Vegan dressings can raise the bar further. Alternative emulsification systems may be less forgiving than traditional egg-based systems, and ingredient functionality can vary from supplier to supplier. Manufacturers need process control that supports consistency even when raw material behavior shifts.
One of the most expensive mistakes in dressing manufacturing is assuming that a formula proven at pilot scale will behave the same way in a large tank with a different mixer geometry. Shear profile, residence time, ingredient addition sequence, and air exposure can all change with scale.
That is why scale-up should be treated as a process engineering task, not just a volume increase. The right equipment supplier should be able to discuss more than motor size. They should be able to address how the mixer maintains emulsion quality, powder dispersion, and viscosity development as batch size grows.
A properly selected system reduces the need to reformulate just to suit the machine. That protects product quality and speeds commercialization, especially for manufacturers expanding from regional output to higher-volume production.

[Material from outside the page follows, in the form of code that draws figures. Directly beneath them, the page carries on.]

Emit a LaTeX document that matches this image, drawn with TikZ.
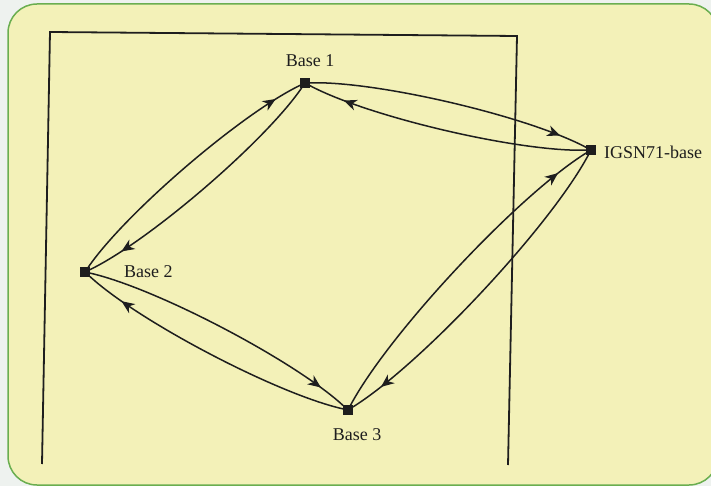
\documentclass[tikz,border=0pt]{standalone}
\usepackage{fontspec}
\setmainfont{Liberation Serif}
\usetikzlibrary{arrows.meta,decorations.markings}
\definecolor{panelfill}{HTML}{F3F1B8}
\definecolor{panelborder}{HTML}{6AAE50}
\definecolor{outside}{HTML}{EEF2EF}
\definecolor{ink}{HTML}{1E1E1E}
\tikzset{
  station/.style={fill=ink, draw=none, minimum size=9.5pt, inner sep=0pt, outer sep=0pt},
  lbl/.style={font=\fontsize{18}{18}\selectfont, text=ink, inner sep=0pt},
  leg/.style={draw=ink, line width=1.5pt, bend left=15, looseness=0.6,
    postaction={decorate, decoration={markings,
      mark=at position #1 with {\arrow{Stealth[length=13pt,width=11pt,inset=4pt]}}}}},
  leg/.default=0.9,
  framestyle/.style={draw=ink, line width=1.8pt},
}
\begin{document}
\begin{tikzpicture}[x=1pt,y=-1pt]
  \useasboundingbox (0,0) rectangle (711,486);
  \fill[outside] (0,0) rectangle (711,486);
  \draw[panelborder, fill=panelfill, line width=1.5pt, rounded corners=29pt]
    (8,4) rectangle (718,485);
  % frame
  \coordinate (fbl) at (42,464);
  \coordinate (ftl) at (50,32);
  \coordinate (ftr) at (517,36);
  \coordinate (fbr) at (508,465);
  \draw[framestyle] (fbl) -- (ftl) -- (ftr) -- (fbr);
  % stations
  \node[station] (b1) at (305,83) {};
  \node[station] (ig) at (591,150) {};
  \node[station] (b2) at (85,272) {};
  \node[station] (b3) at (348,410) {};
  % labels
  \node[lbl] (l1) at (310,61) {Base 1};
  \node[lbl, anchor=west] (lig) at (604,152) {IGSN71-base};
  \node[lbl, anchor=west] (l2) at (124,272) {Base 2};
  \node[lbl] (l3) at (357,435) {Base 3};
  % connectors
  \draw[leg=0.9] (b2) to (b1);
  \draw[leg=0.87] (b1) to (b2);
  \draw[leg=0.9] (b1) to (ig);
  \draw[leg=0.87] (ig) to (b1);
  \draw[leg=0.9] (ig) to (b3);
  \draw[leg=0.9] (b3) to (ig);
  \draw[leg=0.9] (b2) to (b3);
  \draw[leg=0.86] (b3) to (b2);
\end{tikzpicture}
\end{document}
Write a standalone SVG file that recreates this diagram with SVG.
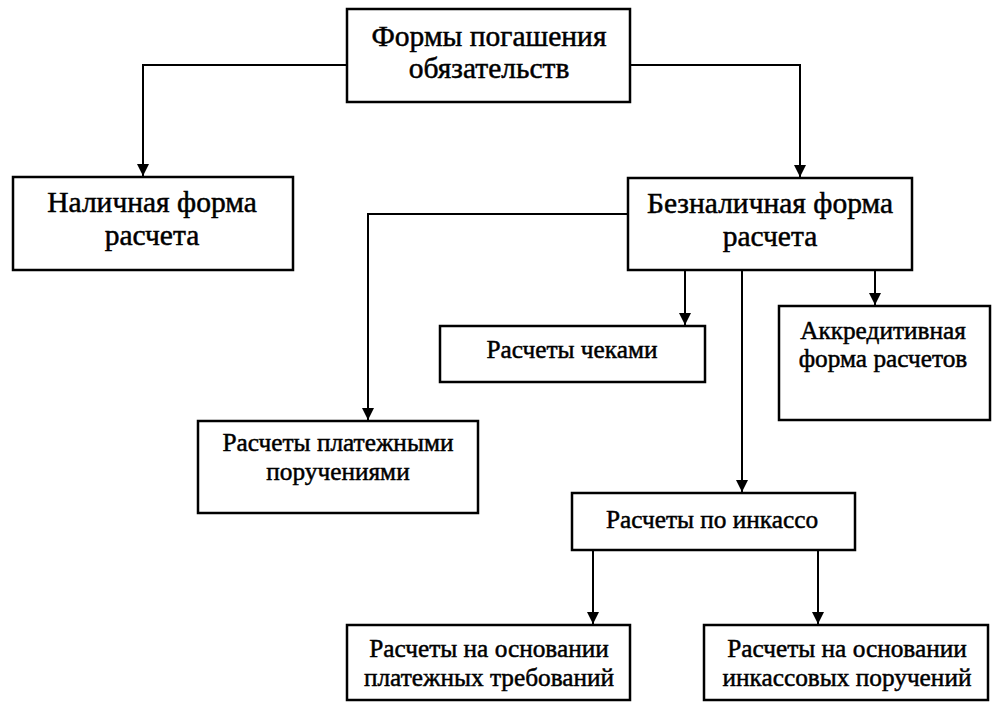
<svg xmlns="http://www.w3.org/2000/svg" width="1007" height="722" viewBox="0 0 1007 722">
<defs>
<marker id="ah" viewBox="0 0 10 10" refX="10" refY="5" markerWidth="12" markerHeight="12" markerUnits="userSpaceOnUse" orient="auto">
<path d="M0,0 L10,5 L0,10 z" fill="#000"/>
</marker>
<style>
.box{fill:#fff;stroke:#000;stroke-width:2.5}
.ln{fill:none;stroke:#000;stroke-width:2}
.t1{font-family:"Liberation Serif","Times New Roman",serif;font-size:29.5px;text-anchor:middle;fill:#000;stroke:#000;stroke-width:0.5}
.t2{font-family:"Liberation Serif","Times New Roman",serif;font-size:25.3px;text-anchor:middle;fill:#000;stroke:#000;stroke-width:0.5}
</style>
</defs>
<rect width="1007" height="722" fill="#fff"/>
<g id="connectors">
<path class="ln" d="M347,65 H143 V176" marker-end="url(#ah)"/>
<path class="ln" d="M630,65 H800 V177" marker-end="url(#ah)"/>
<path class="ln" d="M628,214 H368 V420" marker-end="url(#ah)"/>
<path class="ln" d="M685,270 V325" marker-end="url(#ah)"/>
<path class="ln" d="M742,270 V492" marker-end="url(#ah)"/>
<path class="ln" d="M875,270 V305" marker-end="url(#ah)"/>
<path class="ln" d="M593,550 V624" marker-end="url(#ah)"/>
<path class="ln" d="M818,550 V624" marker-end="url(#ah)"/>
</g>
<g id="root">
<rect class="box" x="347" y="9" width="283" height="93"/>
<text class="t1" x="489" y="46">Формы погашения</text>
<text class="t1" x="489" y="78">обязательств</text>
</g>
<g id="cash">
<rect class="box" x="13" y="177" width="280" height="93"/>
<text class="t1" x="152" y="212">Наличная форма</text>
<text class="t1" x="152" y="245">расчета</text>
</g>
<g id="noncash">
<rect class="box" x="628" y="178" width="284" height="92"/>
<text class="t1" x="770" y="213">Безналичная форма</text>
<text class="t1" x="770" y="246">расчета</text>
</g>
<g id="cheques">
<rect class="box" x="440" y="326" width="265" height="56"/>
<text class="t2" x="572" y="358">Расчеты чеками</text>
</g>
<g id="letter">
<rect class="box" x="779" y="306" width="211" height="114"/>
<text class="t2" x="883" y="339">Аккредитивная</text>
<text class="t2" x="883" y="367">форма расчетов</text>
</g>
<g id="payorders">
<rect class="box" x="198" y="421" width="280" height="92"/>
<text class="t2" x="338" y="451">Расчеты платежными</text>
<text class="t2" x="338" y="480">поручениями</text>
</g>
<g id="collection">
<rect class="box" x="572" y="493" width="283" height="57"/>
<text class="t2" x="712" y="528">Расчеты по инкассо</text>
</g>
<g id="demands">
<rect class="box" x="347" y="625" width="283" height="75"/>
<text class="t2" x="489" y="657">Расчеты на основании</text>
<text class="t2" x="489" y="686">платежных требований</text>
</g>
<g id="collorders">
<rect class="box" x="704" y="625" width="284" height="75"/>
<text class="t2" x="847" y="657">Расчеты на основании</text>
<text class="t2" x="847" y="686">инкассовых поручений</text>
</g>
</svg>
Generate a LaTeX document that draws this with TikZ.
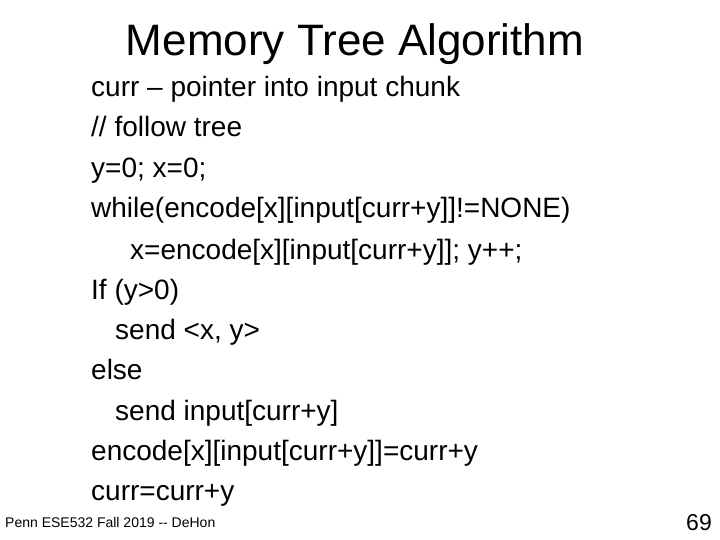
\documentclass[tikz,border=0pt]{standalone}
\usepackage{fontspec}
\setmainfont{Liberation Sans}
\begin{document}
\begin{tikzpicture}[x=1pt,y=-1pt,
  body/.style={anchor=base west,inner sep=0pt,font=\fontsize{28}{32}\selectfont}]
\useasboundingbox (0,0) rectangle (720,540);
\node[anchor=base,inner sep=0pt,font=\fontsize{44}{50}\selectfont] (title) at (355,56) {Memory Tree Algorithm};
\node[body] (l1) at (91,97) {curr -- pointer into input chunk};
\node[body] (l2) at (91,137) {// follow tree};
\node[body] (l3) at (91,178) {y=0; x=0;};
\node[body] (l4) at (91,218) {while(encode[x][input[curr+y]]!=NONE)};
\node[body] (l5) at (130,259) {x=encode[x][input[curr+y]]; y++;};
\node[body] (l6) at (91,299) {If (y>0)};
\node[body] (l7) at (115,339) {send <x, y>};
\node[body] (l8) at (91,379) {else};
\node[body] (l9) at (115,420) {send input[curr+y]};
\node[body] (l10) at (91,460) {encode[x][input[curr+y]]=curr+y};
\node[body] (l11) at (91,500) {curr=curr+y};
\node[anchor=base west,inner sep=0pt,font=\fontsize{14}{16}\selectfont] (foot) at (5,527) {Penn ESE532 Fall 2019 -{}- DeHon};
\node[anchor=base east,inner sep=0pt,font=\fontsize{23}{27}\selectfont] (num) at (712,530) {69};
\end{tikzpicture}
\end{document}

A technically strong batch result means little if the system is difficult to clean or too slow to support production targets. Food manufacturers need a salad dressing mixer that fits plant reality. That includes sanitary construction, reliable seals, straightforward maintenance access, and a design that supports efficient cleaning between allergen or flavor changeovers.
Throughput should also be evaluated honestly. A mixer that produces excellent emulsions but creates bottlenecks during loading, powder addition, discharge, or CIP can limit line performance. The best investment is usually the system that balances product quality with practical operating efficiency.
For that reason, procurement teams should compare total process value, not just initial price. Faster batch cycles, lower rework, reduced ingredient loss, and better consistency often justify a more capable mixing platform.
If the plant is seeing recurring separation, inconsistent viscosity, slow powder incorporation, excessive foam, or long batch times, the problem may not be the formula alone. In many cases, the mixer is no longer aligned with the application.
That is especially true for manufacturers producing multiple dressing types on one line or launching more complex clean-label, low-fat, or egg-free products. Process demands have changed, and the equipment needs to change with them.
This is where specialized vacuum emulsifying systems and universal mixer processors become commercially attractive. They give processors more control over mixing intensity, ingredient incorporation, and final product quality. For manufacturers focused on dressings, sauces, and adjacent emulsified foods, that control directly affects yield, shelf stability, and customer acceptance.
PerMix approaches this challenge from an application standpoint. For producers dealing with difficult powder incorporation, emulsion instability, or scale-up pressure, that kind of process-focused equipment strategy is often the difference between acceptable production and dependable production.
The right mixer should make the process easier to control, not harder to manage. If your dressing line still depends on operator workarounds to hit texture, stability, or cycle-time targets, the equipment is giving you a signal. It may be time to choose a salad dressing mixer built for the product you actually make.